ゲイだとカミングアウトをしている社員がいる職場では「気に入られない様にあまり関わらない方がいいぞ」とはっきり忠告を受けたこともある。
何より、こんな具体例を挙げるまでもなく、日頃から嘘を重ね続けるのがシンプルに苦しい。
「今日、奥さんが体調悪いから時間給いただきます」なんて、家族の話をすることに何の疑いも持っていない同僚が羨ましいと、汚い感情が出てしまう時もある。
一方のこちらは、信頼関係を築く上で一番の近道である自己開示すら難しい。
同僚達も、プライベートが謎な人として私を認識しているかもしれない。
人間関係をドライに済ますのも一つの処世術なのだけれど、時々悲しくなる。
「俺、本当はもっと明るい人間なんだけどなー」って。
そうして悲しくなった先に顔を出すのは、またしてもニュートラルぶった自分だ。
「職場でカミングアウトをしないと勝手に決め、勝手に何かに怯えているのはお前自身じゃないか」
「自分から人との繋がりが必要な職場においそれと出てきておいて、何を言っているんだ?」
といった具合に。
その言葉に、「そうだよな、全部自分が悪いんだよな」と、安易な自己責任論で片付けてしまいそうになる。

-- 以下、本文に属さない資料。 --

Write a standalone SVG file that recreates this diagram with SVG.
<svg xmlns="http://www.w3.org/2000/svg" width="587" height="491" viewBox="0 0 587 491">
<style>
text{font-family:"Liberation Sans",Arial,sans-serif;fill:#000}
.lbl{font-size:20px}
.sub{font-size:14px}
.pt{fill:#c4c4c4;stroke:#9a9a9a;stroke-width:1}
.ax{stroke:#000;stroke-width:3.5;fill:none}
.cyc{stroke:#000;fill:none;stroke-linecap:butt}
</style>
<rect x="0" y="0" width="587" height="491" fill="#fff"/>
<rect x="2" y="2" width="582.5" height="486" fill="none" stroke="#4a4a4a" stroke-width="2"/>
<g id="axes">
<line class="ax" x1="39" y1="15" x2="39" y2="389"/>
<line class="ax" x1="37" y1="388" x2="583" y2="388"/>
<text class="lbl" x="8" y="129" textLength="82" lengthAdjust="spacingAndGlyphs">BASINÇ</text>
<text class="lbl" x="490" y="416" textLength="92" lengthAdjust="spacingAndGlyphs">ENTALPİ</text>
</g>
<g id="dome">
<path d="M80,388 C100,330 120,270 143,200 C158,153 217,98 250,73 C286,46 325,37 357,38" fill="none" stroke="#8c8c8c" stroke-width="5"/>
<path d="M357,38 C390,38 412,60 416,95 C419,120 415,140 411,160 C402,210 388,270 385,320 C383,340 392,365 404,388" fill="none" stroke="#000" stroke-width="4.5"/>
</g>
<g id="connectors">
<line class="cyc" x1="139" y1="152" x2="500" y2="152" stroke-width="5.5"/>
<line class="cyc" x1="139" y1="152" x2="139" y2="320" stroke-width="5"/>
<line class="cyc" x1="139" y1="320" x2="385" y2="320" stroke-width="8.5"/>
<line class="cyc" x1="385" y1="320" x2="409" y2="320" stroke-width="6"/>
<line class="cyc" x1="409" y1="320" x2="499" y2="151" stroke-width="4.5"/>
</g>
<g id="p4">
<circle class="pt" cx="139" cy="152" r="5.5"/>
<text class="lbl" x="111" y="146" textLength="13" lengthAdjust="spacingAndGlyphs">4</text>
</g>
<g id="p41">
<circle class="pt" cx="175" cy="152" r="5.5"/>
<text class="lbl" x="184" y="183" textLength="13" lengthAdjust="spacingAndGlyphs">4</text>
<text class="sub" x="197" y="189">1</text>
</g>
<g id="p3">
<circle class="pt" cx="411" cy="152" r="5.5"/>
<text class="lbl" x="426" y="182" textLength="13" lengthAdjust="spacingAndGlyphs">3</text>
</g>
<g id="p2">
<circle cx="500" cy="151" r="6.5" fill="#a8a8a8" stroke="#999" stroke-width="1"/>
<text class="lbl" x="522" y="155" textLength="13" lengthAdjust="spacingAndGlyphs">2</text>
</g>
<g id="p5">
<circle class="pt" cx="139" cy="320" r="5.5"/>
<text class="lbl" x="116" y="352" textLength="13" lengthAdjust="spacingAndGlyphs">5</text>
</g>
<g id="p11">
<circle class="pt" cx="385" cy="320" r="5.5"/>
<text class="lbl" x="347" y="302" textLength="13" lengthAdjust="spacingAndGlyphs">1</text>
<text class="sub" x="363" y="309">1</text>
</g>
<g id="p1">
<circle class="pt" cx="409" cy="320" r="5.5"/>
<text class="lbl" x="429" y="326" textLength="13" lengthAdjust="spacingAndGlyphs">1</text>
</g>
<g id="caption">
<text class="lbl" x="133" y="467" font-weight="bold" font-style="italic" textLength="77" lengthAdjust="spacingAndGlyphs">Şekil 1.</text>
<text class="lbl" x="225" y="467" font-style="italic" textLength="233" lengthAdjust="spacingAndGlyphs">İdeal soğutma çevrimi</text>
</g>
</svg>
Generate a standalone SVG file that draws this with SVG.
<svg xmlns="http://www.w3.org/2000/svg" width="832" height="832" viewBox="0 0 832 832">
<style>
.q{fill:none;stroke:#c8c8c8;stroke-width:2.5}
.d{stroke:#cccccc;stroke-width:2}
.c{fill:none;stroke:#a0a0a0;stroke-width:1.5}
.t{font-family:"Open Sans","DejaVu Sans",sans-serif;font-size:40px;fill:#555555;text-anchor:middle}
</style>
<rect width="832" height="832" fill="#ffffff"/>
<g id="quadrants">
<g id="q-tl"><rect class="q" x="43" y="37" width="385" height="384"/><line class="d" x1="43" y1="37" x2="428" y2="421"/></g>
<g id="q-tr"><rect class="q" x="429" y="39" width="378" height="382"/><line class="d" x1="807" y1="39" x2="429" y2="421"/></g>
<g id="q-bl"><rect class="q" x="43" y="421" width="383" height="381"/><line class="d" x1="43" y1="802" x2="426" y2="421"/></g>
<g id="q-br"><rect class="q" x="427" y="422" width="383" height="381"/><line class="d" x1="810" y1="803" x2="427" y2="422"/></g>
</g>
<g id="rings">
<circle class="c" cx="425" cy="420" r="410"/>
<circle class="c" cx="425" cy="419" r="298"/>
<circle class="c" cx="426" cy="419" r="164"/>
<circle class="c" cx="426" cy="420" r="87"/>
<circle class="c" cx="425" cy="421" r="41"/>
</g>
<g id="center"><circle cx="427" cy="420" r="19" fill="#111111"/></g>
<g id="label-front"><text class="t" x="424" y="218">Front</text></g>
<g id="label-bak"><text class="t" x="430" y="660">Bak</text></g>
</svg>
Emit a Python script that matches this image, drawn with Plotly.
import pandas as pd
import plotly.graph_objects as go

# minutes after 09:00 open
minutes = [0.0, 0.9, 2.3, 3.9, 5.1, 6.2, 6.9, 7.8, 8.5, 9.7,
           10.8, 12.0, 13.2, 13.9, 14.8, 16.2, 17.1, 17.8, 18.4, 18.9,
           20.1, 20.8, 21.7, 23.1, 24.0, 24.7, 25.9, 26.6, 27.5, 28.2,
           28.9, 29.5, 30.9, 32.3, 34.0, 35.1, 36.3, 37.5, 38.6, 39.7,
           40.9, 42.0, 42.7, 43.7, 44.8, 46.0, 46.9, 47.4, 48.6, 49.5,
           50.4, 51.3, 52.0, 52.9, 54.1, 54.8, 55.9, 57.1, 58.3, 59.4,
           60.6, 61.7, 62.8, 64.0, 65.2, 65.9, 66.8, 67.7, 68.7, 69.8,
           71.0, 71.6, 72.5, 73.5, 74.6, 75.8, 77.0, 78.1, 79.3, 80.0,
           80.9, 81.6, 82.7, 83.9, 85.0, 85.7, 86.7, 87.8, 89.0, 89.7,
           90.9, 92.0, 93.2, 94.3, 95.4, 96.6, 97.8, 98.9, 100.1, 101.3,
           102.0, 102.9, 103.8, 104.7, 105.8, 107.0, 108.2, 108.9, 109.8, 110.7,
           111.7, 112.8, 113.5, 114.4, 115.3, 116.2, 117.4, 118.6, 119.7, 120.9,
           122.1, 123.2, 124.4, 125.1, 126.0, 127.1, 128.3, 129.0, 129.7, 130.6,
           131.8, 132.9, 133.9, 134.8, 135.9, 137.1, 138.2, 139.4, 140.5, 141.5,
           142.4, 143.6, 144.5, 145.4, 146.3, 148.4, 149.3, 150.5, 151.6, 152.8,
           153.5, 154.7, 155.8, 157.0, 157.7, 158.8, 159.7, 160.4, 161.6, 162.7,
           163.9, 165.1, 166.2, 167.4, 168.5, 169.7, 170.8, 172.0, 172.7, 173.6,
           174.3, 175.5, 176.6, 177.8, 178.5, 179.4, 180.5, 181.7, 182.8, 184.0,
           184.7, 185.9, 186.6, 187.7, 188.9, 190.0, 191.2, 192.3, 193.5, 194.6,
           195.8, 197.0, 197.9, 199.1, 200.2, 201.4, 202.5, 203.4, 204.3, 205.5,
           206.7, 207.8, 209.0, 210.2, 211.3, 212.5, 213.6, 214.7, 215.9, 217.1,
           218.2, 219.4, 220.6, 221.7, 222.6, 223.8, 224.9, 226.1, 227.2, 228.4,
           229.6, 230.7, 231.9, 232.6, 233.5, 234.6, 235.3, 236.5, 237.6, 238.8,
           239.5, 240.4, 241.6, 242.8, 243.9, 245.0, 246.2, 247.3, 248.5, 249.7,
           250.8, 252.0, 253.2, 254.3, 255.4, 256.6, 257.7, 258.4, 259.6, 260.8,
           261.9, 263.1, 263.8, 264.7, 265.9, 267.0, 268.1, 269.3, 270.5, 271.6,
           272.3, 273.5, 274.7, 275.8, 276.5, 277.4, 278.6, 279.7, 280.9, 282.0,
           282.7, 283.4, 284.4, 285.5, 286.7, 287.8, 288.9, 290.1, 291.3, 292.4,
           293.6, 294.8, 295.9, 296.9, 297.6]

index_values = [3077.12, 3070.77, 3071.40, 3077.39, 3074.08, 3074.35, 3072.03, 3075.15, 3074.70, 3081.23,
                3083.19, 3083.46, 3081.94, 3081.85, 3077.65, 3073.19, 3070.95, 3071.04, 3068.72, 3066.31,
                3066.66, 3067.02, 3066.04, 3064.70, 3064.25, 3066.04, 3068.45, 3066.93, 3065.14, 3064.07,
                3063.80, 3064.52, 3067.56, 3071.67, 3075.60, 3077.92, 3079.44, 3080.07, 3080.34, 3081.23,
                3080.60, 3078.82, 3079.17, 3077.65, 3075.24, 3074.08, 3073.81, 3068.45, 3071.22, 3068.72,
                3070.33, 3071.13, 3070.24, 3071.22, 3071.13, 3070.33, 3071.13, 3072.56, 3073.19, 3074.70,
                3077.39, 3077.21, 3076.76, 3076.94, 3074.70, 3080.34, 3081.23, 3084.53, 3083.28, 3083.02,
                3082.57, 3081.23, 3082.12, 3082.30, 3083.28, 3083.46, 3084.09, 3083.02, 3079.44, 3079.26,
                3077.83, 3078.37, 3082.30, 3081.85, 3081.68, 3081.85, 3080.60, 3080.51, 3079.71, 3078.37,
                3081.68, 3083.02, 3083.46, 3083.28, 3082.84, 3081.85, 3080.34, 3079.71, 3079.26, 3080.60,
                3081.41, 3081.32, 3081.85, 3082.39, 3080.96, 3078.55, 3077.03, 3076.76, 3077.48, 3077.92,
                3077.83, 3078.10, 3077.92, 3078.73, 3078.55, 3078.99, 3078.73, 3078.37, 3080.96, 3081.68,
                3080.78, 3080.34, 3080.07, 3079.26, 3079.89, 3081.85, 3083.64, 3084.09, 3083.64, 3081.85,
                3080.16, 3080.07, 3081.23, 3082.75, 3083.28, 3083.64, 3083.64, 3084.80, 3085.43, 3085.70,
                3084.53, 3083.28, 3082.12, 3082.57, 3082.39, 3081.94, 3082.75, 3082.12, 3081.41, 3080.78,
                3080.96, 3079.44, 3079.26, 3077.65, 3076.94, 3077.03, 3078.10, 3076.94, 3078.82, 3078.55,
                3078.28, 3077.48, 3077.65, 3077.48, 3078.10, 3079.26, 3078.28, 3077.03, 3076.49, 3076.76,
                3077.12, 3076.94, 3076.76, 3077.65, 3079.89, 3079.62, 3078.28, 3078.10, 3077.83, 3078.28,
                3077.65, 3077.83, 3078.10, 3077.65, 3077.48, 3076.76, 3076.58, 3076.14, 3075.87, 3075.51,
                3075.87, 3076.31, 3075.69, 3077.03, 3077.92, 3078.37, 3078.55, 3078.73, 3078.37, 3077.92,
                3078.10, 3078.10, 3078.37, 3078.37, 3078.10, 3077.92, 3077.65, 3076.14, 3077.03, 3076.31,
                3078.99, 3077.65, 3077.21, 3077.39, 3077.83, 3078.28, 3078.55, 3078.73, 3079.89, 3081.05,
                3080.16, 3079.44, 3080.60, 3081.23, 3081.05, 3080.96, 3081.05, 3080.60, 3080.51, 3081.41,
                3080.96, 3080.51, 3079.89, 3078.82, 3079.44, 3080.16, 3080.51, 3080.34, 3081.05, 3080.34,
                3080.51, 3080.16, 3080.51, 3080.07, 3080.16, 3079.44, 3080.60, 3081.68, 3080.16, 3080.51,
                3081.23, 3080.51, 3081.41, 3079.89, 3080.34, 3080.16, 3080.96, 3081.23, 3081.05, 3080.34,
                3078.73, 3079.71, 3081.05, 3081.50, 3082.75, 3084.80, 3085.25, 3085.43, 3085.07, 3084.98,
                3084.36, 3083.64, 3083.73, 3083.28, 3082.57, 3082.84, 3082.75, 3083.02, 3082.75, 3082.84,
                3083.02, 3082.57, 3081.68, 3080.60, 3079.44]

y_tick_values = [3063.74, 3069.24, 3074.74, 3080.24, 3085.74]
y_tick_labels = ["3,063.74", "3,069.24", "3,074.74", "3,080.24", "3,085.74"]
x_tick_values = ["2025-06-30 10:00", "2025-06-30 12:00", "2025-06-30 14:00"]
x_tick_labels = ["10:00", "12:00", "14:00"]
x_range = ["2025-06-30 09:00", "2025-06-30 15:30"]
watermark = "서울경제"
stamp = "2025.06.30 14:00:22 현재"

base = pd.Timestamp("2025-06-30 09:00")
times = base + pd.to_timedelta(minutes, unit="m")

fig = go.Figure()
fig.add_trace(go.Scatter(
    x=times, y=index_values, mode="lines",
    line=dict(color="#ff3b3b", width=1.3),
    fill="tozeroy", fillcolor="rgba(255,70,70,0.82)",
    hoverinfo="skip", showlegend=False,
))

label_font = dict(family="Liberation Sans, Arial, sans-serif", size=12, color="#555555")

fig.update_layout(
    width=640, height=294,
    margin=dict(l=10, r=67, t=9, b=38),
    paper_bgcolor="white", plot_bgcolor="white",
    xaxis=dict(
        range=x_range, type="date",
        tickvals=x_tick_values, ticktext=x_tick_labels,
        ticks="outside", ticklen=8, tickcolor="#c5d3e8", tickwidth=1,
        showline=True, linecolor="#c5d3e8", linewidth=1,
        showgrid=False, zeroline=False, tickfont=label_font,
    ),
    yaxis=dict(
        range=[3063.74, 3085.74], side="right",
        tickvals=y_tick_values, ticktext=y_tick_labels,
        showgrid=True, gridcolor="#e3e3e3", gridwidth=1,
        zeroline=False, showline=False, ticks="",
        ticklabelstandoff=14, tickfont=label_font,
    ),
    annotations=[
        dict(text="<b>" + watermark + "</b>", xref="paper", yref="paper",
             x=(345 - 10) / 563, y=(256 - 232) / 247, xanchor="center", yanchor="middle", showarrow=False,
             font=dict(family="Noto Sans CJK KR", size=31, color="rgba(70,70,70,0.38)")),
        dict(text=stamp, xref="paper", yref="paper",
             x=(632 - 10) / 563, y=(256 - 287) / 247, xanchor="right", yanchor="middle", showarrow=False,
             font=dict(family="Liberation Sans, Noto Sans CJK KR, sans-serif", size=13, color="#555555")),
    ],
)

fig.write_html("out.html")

しかし、恐らくここで大事なのは、ニュートラルぶった自分に耳を傾けるのではなく、ゲイなる自分を直視することなのかもしれない。
勿論、その部分にあまりストレスを感じずに働いている当事者の方も沢山いる。
けれど、少なくとも私は、働く上でゲイであることは影響してる。
そこに困難や行き詰まりも感じている。
しっかり、苦しい。
セクシャリティに捉われてはいけないが、この感情はリアルだ。
それをしっかり理解した上で、それならどうしていこうかと考えることが大事そうである。
こちらの答え探しの旅には、恐らくちゃんと答えがある。
どれだけ時間がかかっても、その答えをちゃんと持ち帰りたいと思います。